The proper diagnosis and the delivery of quality services do not change because the veteran has military culture–related experiences. This chapter explores how rehabilitation services can be an integral part of the veteran’s overall plan of care, whether directed by the Veterans Administration or community, state, or other human services providers. It presents information on multiple trauma, military culture, military cultural competence, and unique challenges the military culture creates for veterans and their family members during transition. The chapter gives special attention to the needs of women veterans, especially military sexual trauma. Finally, the chapter focuses on specific, evidence-based strategies that can be utilized to support transition and reintegration of veterans with disabilities into their families, communities, and work spaces. Service members’ needs are best served when practitioners have military cultural competence and are able to work across disciplines to delivery evidence-based practices.
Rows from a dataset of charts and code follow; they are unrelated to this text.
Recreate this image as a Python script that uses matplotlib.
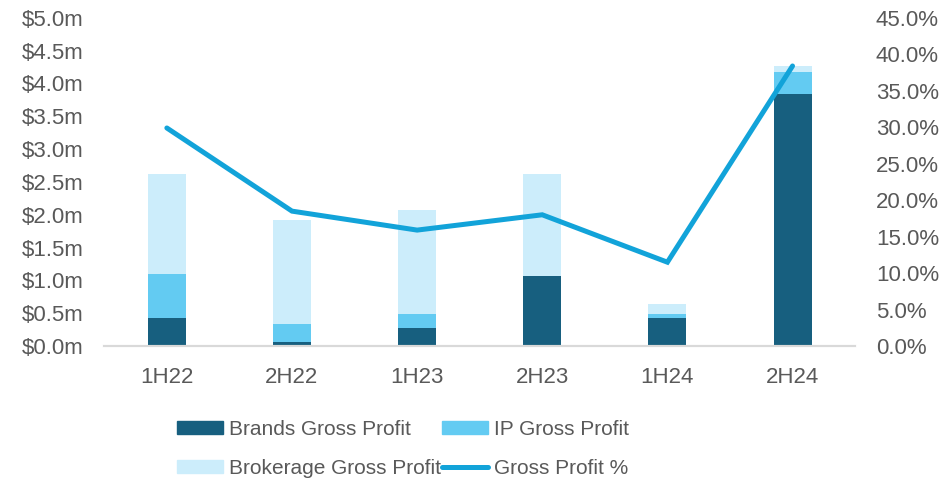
import matplotlib.pyplot as plt
import numpy as np
from matplotlib.patches import Patch
from matplotlib.lines import Line2D

plt.rcParams['font.family'] = ['Liberation Sans', 'DejaVu Sans']

# Half-year periods
periods = ['1H22', '2H22', '1H23', '2H23', '1H24', '2H24']

# Gross profit by segment ($m)
brands = [0.43, 0.06, 0.27, 1.07, 0.43, 3.84]
ip = [0.67, 0.275, 0.22, 0.0, 0.06, 0.34]
brokerage = [1.52, 1.585, 1.58, 1.55, 0.15, 0.09]

# Gross profit margin (%)
gp_pct = [29.9, 18.5, 15.9, 18.0, 11.5, 38.4]

c_brands = '#175F7F'
c_ip = '#63CBF2'
c_brok = '#CCEDFB'
c_line = '#12A3D9'
txt = '#595959'

fig = plt.figure(figsize=(9.48, 4.82), dpi=100)
ax = fig.add_axes([0.110, 0.282, 0.792, 0.681])
ax2 = ax.twinx()

x = np.arange(len(periods))
w = 0.304
b1 = np.array(brands)
b2 = b1 + np.array(ip)
ax.bar(x, brands, w, color=c_brands, zorder=2)
ax.bar(x, ip, w, bottom=b1, color=c_ip, zorder=2)
ax.bar(x, brokerage, w, bottom=b2, color=c_brok, zorder=2)

ax2.plot(x, gp_pct, color=c_line, lw=3.6, solid_capstyle='round', solid_joinstyle='miter')

ax.set_xlim(-0.5, len(periods) - 0.5)
ax.set_ylim(0, 5.0)
ax2.set_ylim(0, 45)
ax.set_yticks(np.arange(0, 5.01, 0.5))
ax.set_yticklabels(['$%.1fm' % v for v in np.arange(0, 5.01, 0.5)])
ax2.set_yticks(np.arange(0, 45.1, 5))
ax2.set_yticklabels(['%.1f%%' % v for v in np.arange(0, 45.1, 5)])
ax.set_xticks(x)
ax.set_xticklabels(periods)

for a in (ax, ax2):
    for s in ['top', 'left', 'right']:
        a.spines[s].set_visible(False)
    a.spines['bottom'].set_color('#D9D9D9')
    a.spines['bottom'].set_linewidth(1.5)
    a.tick_params(length=0, labelsize=16, colors=txt)
ax.tick_params(axis='y', pad=15)
ax2.tick_params(axis='y', pad=15)
ax.tick_params(axis='x', pad=15)

# legend filled row by row (column-major order for ncol=2)
handles = [Patch(color=c_brands), Patch(color=c_brok), Patch(color=c_ip),
           Line2D([], [], color=c_line, lw=3.6, solid_capstyle='round')]
labels = ['Brands Gross Profit', 'Brokerage Gross Profit', 'IP Gross Profit', 'Gross Profit %']
leg = fig.legend(handles, labels, ncol=2, loc='center', bbox_to_anchor=(0.425, 0.069),
                 frameon=False, fontsize=15, handlelength=2.2, handleheight=0.55,
                 handletextpad=0.3, columnspacing=0.05, labelspacing=0.95)
for t in leg.get_texts():
    t.set_color(txt)

fig.savefig('out.png', dpi=100)
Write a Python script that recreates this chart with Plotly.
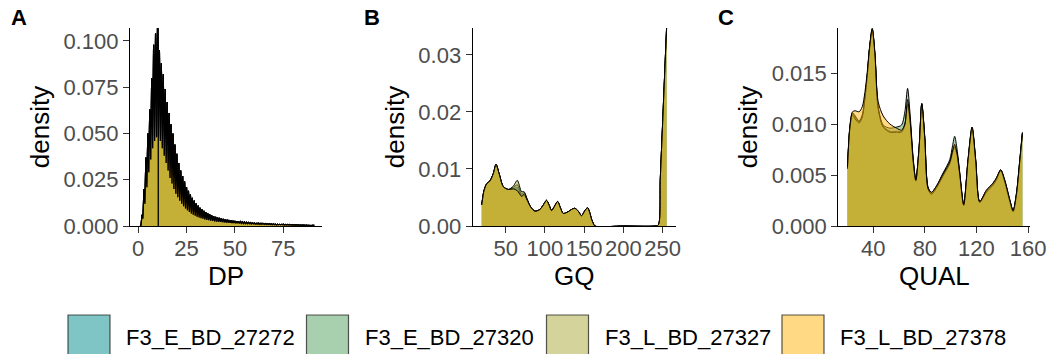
import plotly.graph_objects as go
from plotly.subplots import make_subplots

# ---------------- data ----------------
samples = ["F3_E_BD_27272", "F3_E_BD_27320", "F3_L_BD_27327", "F3_L_BD_27378"]
fill_colors = ["rgba(0,139,139,0.5)", "rgba(82,160,94,0.5)",
               "rgba(170,168,56,0.5)", "rgba(255,179,8,0.5)"]

# DP: integer depth -> spiky kernel density (peak at each integer, dip between)
dp_start = 1
dp_peak = [0.0005, 0.006, 0.020, 0.037, 0.050, 0.063, 0.080, 0.098, 0.104, 0.107,
           0.095, 0.088, 0.082, 0.074, 0.067, 0.061, 0.055, 0.050, 0.044, 0.039,
           0.034, 0.030, 0.027, 0.024, 0.021, 0.019, 0.017, 0.0152, 0.0137, 0.0123,
           0.0110, 0.0099, 0.0090, 0.0082, 0.0075, 0.0069, 0.0063, 0.0058, 0.0054, 0.0050,
           0.0047, 0.0044, 0.0041, 0.0038, 0.0036, 0.0034, 0.0032, 0.0030, 0.0028, 0.0027,
           0.0025, 0.0024, 0.0023, 0.0022, 0.0021, 0.0020, 0.0019, 0.0018, 0.0017, 0.0016,
           0.0015, 0.0015, 0.0014, 0.0014, 0.0013, 0.0013, 0.0012, 0.0012, 0.0011, 0.0011,
           0.0010, 0.0010, 0.0009, 0.0009, 0.0009, 0.0008, 0.0008, 0.0008, 0.0007, 0.0007,
           0.0007, 0.0006, 0.0006, 0.0006, 0.0005, 0.0005, 0.0005, 0.0004, 0.0004, 0.0004,
           0.0003]
dp_trough = [0.0003, 0.004, 0.012, 0.021, 0.029, 0.036, 0.042, 0.046, 0.048, 0.048,
             0.046, 0.042, 0.038, 0.034, 0.030, 0.026, 0.023, 0.020, 0.0175, 0.0155,
             0.0137, 0.0121, 0.0107, 0.0095, 0.0085, 0.0076, 0.0068, 0.0061, 0.0055, 0.0050,
             0.0046, 0.0042, 0.0039, 0.0036, 0.0033, 0.0031, 0.0029, 0.0027, 0.0025, 0.0024,
             0.0023, 0.0022, 0.0021, 0.0020, 0.0019, 0.0018, 0.0017, 0.0016, 0.0016, 0.0015,
             0.0015, 0.0014, 0.0014, 0.0013, 0.0013, 0.0012, 0.0012, 0.0011, 0.0011, 0.0010,
             0.0010, 0.0009, 0.0009, 0.0009, 0.0008, 0.0008, 0.0008, 0.0007, 0.0007, 0.0007,
             0.0006, 0.0006, 0.0006, 0.0006, 0.0005, 0.0005, 0.0005, 0.0005, 0.0004, 0.0004,
             0.0004, 0.0004, 0.0003, 0.0003, 0.0003, 0.0003, 0.0002, 0.0002, 0.0002, 0.0002]
dp_marker = 10.4

# GQ densities
gq_x = [19.5, 22.4, 25.8, 30, 34.3, 37.7, 42, 47, 53.4, 59.8,
        64.8, 70.3, 73.5, 77.5, 82, 87.3, 93.6, 98, 102.1, 105.5,
        108.5, 112, 116.1, 120, 123.3, 129.6, 134, 138.1, 142.5, 146.6,
        150.5, 154.3, 157, 159.4, 161.5, 163.6, 200, 240, 244.5, 247,
        250, 252.5, 255]
gq_shared_head = [0.0037, 0.0062, 0.0074, 0.0079, 0.0092, 0.0108, 0.0090, 0.0069, 0.0064]
gq_mid = {
    "F3_E_BD_27272": [0.0066, 0.0067, 0.0053, 0.0055, 0.0045],
    "F3_E_BD_27320": [0.0068, 0.0072, 0.0056, 0.0058, 0.0046],
    "F3_L_BD_27327": [0.0070, 0.0080, 0.0060, 0.0060, 0.0047],
    "F3_L_BD_27378": [0.0065, 0.0062, 0.0052, 0.0055, 0.0045],
}
gq_shared_tail = [0.0033, 0.0026, 0.0029, 0.0037, 0.0045, 0.0036,
                  0.0027, 0.0034, 0.0043, 0.0031, 0.0022, 0.0025, 0.0029, 0.0031, 0.0026, 0.0018,
                  0.0026, 0.0032, 0.0024, 0.0012, 0.0005, 0.0, 0.0, 0.0, 0.0002, 0.0083,
                  0.0182, 0.0265, 0.0347]

# QUAL densities
qual_x = [20, 21.9, 23.9, 26, 29, 31.5, 33.5, 35.5, 37, 39.2,
          41.3, 43.8, 47.7, 52.9, 58, 61.9, 64.5, 66.6, 68.4, 71,
          73, 75.6, 77.6, 79.9, 82.5, 85.1, 88.9, 94.1, 99.3, 101.5,
          103.1, 105, 107, 110.1, 113.5, 116.6, 119.4, 122.5, 127.7, 132.8,
          135.4, 138.8, 141.9, 145.8, 148.4, 151, 153.6, 155.6]
qual_y = {
    "F3_E_BD_27272": [.0057, .0097, .0110, .0107, .0102, .0108, .0125, .0150, .0173, .0193,
                      .0168, .0116, .0098, .0093, .0093, .0093, .0100, .0120, .0105, .0063,
                      .0045, .0078, .0120, .0087, .0037, .0032, .0038, .0050, .0062, .0073,
                      .0078, .0070, .0051, .0021, .0065, .0096, .0064, .0024, .0034, .0041,
                      .0046, .0055, .0044, .0025, .0015, .0031, .0064, .0091],
    "F3_E_BD_27320": [.0057, .0097, .0111, .0108, .0103, .0109, .0126, .0150, .0173, .0193,
                      .0168, .0117, .0099, .0096, .0097, .0099, .0112, .0135, .0112, .0066,
                      .0045, .0078, .0120, .0088, .0038, .0033, .0039, .0052, .0065, .0079,
                      .0088, .0075, .0053, .0021, .0065, .0097, .0065, .0024, .0035, .0042,
                      .0047, .0055, .0045, .0026, .0015, .0032, .0065, .0092],
    "F3_L_BD_27327": [.0056, .0096, .0109, .0105, .0101, .0107, .0124, .0149, .0172, .0192,
                      .0167, .0115, .0097, .0092, .0092, .0092, .0099, .0119, .0104, .0062,
                      .0044, .0077, .0119, .0086, .0036, .0031, .0037, .0049, .0061, .0072,
                      .0077, .0069, .0050, .0020, .0064, .0095, .0063, .0023, .0033, .0040,
                      .0045, .0054, .0043, .0024, .0014, .0030, .0063, .0090],
    "F3_L_BD_27378": [.0058, .0098, .0112, .0113, .0112, .0117, .0131, .0153, .0174, .0194,
                      .0170, .0122, .0108, .0100, .0096, .0094, .0100, .0124, .0107, .0064,
                      .0045, .0079, .0120, .0087, .0037, .0033, .0039, .0051, .0063, .0074,
                      .0080, .0071, .0052, .0021, .0066, .0097, .0065, .0024, .0035, .0042,
                      .0047, .0055, .0045, .0026, .0015, .0032, .0065, .0091],
}

# ---------------- figure ----------------
W, H = 1048, 354
FONT = "Liberation Sans, Arial, sans-serif"

fig = make_subplots(rows=1, cols=3)

dp_x, dp_y = [], []
for i, p in enumerate(dp_peak):
    dp_x.append(dp_start + i)
    dp_y.append(p)
    if i < len(dp_trough):
        dp_x.append(dp_start + i + 0.5)
        dp_y.append(dp_trough[i])

for name, fc in zip(samples, fill_colors):
    fig.add_trace(go.Scatter(x=dp_x, y=dp_y, mode="lines", fill="tozeroy",
                             fillcolor=fc, line=dict(color="black", width=1.2), name=name,
                             showlegend=False), row=1, col=1)
for name, fc in zip(samples, fill_colors):
    ys = gq_shared_head + gq_mid[name] + gq_shared_tail
    fig.add_trace(go.Scatter(x=gq_x, y=ys, mode="lines", fill="tozeroy",
                             fillcolor=fc, line=dict(color="black", width=1,
                                                     shape="spline", smoothing=0.8),
                             name=name, showlegend=False), row=1, col=2)
for name, fc in zip(samples, fill_colors):
    fig.add_trace(go.Scatter(x=qual_x, y=qual_y[name], mode="lines", fill="tozeroy",
                             fillcolor=fc, line=dict(color="black", width=1,
                                                     shape="spline", smoothing=0.8),
                             name=name, showlegend=False), row=1, col=3)

fig.add_vline(x=dp_marker, line=dict(color="black", width=1.3), row=1, col=1)

def px_x(v):
    return v / W

def px_y(v):
    return 1 - v / H

axis_common = dict(showline=True, linecolor="black", linewidth=1.3,
                   ticks="outside", ticklen=6, tickwidth=1.3, tickcolor="#333333",
                   showgrid=False, zeroline=False, automargin=False, tickangle=0,
                   tickfont=dict(family=FONT, size=22, color="#4D4D4D"),
                   title_font=dict(family=FONT, size=26, color="black"))

y_dom = [px_y(226), px_y(28)]
x_specs = [
    dict(domain=[px_x(130), px_x(322)], range=[-4.2, 95.0], tickvals=[0, 25, 50, 75], title="DP"),
    dict(domain=[px_x(472.7), px_x(676)], range=[8, 267], tickvals=[50, 100, 150, 200, 250], title="GQ"),
    dict(domain=[px_x(838.3), px_x(1030)], range=[12.9, 161.5], tickvals=[40, 80, 120, 160], title="QUAL"),
]
y_specs = [
    dict(range=[0, 0.107], tickvals=[0, 0.025, 0.05, 0.075, 0.1], tickformat=".3f"),
    dict(range=[0, 0.0347], tickvals=[0, 0.01, 0.02, 0.03], tickformat=".2f"),
    dict(range=[0, 0.01942], tickvals=[0, 0.005, 0.01, 0.015], tickformat=".3f"),
]
for i in range(3):
    xs = x_specs[i]
    ys = y_specs[i]
    fig.update_xaxes(domain=xs["domain"], range=xs["range"], tickvals=xs["tickvals"],
                     ticklabelstandoff=-4, row=1, col=i + 1, **axis_common)
    fig.update_yaxes(domain=y_dom, range=ys["range"], tickvals=ys["tickvals"],
                     tickformat=ys["tickformat"],
                     title=dict(text="density", standoff=6), row=1, col=i + 1, **axis_common)
    # x-axis title, centred under the panel
    fig.add_annotation(text=xs["title"], x=(xs["domain"][0] + xs["domain"][1]) / 2,
                       y=px_y(276), xref="paper", yref="paper",
                       xanchor="center", yanchor="middle", showarrow=False,
                       font=dict(family=FONT, size=26, color="black"))

# panel tags
for tag, x0 in zip(["A", "B", "C"], [9, 362, 716]):
    fig.add_annotation(text="<b>%s</b>" % tag, x=px_x(x0), y=px_y(18), xref="paper", yref="paper",
                       xanchor="left", yanchor="middle", showarrow=False,
                       font=dict(family=FONT, size=22, color="black"))

# legend drawn as keys + labels along the bottom
key_left = [68, 306.5, 546.5, 782]
key_w = 42
for name, fc, x0 in zip(samples, fill_colors, key_left):
    fig.add_shape(type="rect", xref="paper", yref="paper",
                  x0=px_x(x0), x1=px_x(x0 + key_w), y0=px_y(366), y1=px_y(315),
                  fillcolor=fc, line=dict(color="rgba(30,30,30,0.75)", width=1.2))
    fig.add_annotation(text=name, x=px_x(x0 + key_w + 14), y=px_y(337.5), xref="paper", yref="paper",
                       xanchor="left", yanchor="middle", showarrow=False,
                       font=dict(family=FONT, size=22, color="black"))

fig.update_layout(width=W, height=H, margin=dict(l=0, r=0, t=0, b=0),
                  plot_bgcolor="white", paper_bgcolor="white", showlegend=False)

fig.write_html("out.html")
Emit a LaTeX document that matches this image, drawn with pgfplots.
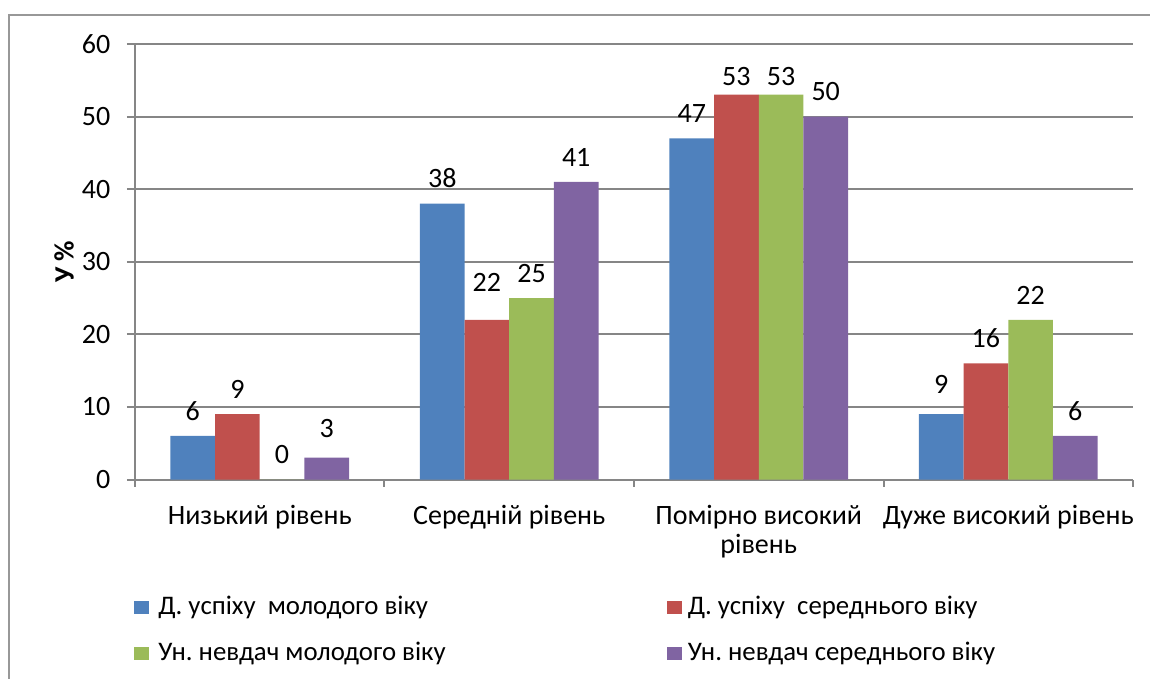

The prison system serves as an institution not only for punishment of crimes committed but as a facility for rehabilitation of offenders. The process of reentry or reintegration may be varied among ex-offenders owing to life circumstances and abilities and is rarely a linear process. Many adult ex-offenders have disabilities that may allow them to apply and qualify for vocational rehabilitation services such as psychiatric disorders, substance abuse and addiction problems, intellectual disabilities, chronic health issues, and dual diagnoses. This chapter presents evidence-based practices for assisting ex-offenders with disabilities from an interdisciplinary and a multiservice provision perspective. Information is presented on barriers to community reintegration including legal concerns, barriers to employment, employers’ hiring practices, and self-imposed barriers. The intent is to present the systematic ways in which ex-offenders with disabilities are unrecognized as vulnerable and marginalized populations that can benefit from an array of services.